*Given task*: Identify each line containing the word "with" and copy it.

*Source excerpt*:
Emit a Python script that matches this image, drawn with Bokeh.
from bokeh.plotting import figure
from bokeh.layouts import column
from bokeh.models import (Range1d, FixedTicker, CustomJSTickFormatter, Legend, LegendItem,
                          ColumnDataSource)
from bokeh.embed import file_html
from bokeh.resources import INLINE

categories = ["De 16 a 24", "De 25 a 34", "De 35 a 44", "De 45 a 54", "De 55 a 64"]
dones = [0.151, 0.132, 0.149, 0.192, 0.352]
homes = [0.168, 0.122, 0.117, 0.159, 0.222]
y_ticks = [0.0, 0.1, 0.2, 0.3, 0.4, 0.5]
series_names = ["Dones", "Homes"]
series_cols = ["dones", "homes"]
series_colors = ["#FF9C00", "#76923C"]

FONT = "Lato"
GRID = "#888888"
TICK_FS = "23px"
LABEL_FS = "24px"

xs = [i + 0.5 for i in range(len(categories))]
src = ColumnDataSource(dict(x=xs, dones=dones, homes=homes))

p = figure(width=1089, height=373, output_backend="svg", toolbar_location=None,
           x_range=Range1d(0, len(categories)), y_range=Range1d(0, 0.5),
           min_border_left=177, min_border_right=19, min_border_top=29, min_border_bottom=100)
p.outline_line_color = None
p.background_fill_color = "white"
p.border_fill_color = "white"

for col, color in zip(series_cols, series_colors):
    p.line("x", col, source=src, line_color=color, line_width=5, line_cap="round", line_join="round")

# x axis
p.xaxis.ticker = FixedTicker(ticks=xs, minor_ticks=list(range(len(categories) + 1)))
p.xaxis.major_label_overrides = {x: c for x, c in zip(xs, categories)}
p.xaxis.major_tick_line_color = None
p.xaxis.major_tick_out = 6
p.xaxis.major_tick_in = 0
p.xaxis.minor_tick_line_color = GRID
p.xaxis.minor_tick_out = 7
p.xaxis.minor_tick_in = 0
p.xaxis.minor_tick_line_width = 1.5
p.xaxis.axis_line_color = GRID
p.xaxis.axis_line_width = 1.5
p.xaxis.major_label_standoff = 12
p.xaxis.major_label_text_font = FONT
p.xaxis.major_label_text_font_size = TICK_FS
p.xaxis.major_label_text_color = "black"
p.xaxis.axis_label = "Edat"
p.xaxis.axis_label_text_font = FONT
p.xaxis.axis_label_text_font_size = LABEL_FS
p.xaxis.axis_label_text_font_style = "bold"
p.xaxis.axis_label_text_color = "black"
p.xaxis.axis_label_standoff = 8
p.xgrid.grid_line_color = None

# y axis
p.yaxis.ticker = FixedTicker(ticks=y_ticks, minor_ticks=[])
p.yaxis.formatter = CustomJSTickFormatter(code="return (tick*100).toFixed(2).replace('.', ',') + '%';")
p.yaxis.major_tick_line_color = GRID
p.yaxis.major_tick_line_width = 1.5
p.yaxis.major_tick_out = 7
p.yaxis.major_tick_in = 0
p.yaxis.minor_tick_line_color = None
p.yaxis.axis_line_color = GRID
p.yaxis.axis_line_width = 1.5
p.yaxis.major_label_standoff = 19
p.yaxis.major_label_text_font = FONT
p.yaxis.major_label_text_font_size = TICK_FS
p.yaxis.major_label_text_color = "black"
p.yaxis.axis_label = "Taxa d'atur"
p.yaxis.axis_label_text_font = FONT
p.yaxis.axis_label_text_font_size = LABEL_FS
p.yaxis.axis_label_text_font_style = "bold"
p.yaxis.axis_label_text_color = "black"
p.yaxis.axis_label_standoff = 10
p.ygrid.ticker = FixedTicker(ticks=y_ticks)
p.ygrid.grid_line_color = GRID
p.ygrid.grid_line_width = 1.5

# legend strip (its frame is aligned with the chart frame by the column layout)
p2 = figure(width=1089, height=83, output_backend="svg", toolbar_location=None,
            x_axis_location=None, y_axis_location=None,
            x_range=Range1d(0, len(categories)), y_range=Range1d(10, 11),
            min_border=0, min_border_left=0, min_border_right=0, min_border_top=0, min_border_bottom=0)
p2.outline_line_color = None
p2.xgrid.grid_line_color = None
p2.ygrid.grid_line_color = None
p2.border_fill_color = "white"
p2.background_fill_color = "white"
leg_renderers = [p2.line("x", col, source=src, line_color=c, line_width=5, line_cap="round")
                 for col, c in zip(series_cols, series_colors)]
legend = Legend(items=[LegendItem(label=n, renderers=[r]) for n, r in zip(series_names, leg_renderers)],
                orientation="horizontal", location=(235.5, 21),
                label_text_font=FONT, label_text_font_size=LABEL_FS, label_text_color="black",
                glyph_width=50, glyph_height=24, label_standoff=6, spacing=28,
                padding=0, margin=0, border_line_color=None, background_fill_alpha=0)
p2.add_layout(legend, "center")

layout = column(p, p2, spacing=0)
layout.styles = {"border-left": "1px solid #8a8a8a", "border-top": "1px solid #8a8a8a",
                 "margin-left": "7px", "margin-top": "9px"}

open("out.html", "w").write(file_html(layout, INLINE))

*Output of the task*:
Emit a Python script that matches this image, drawn with Bokeh.
# legend strip (its frame is aligned with the chart frame by the column layout)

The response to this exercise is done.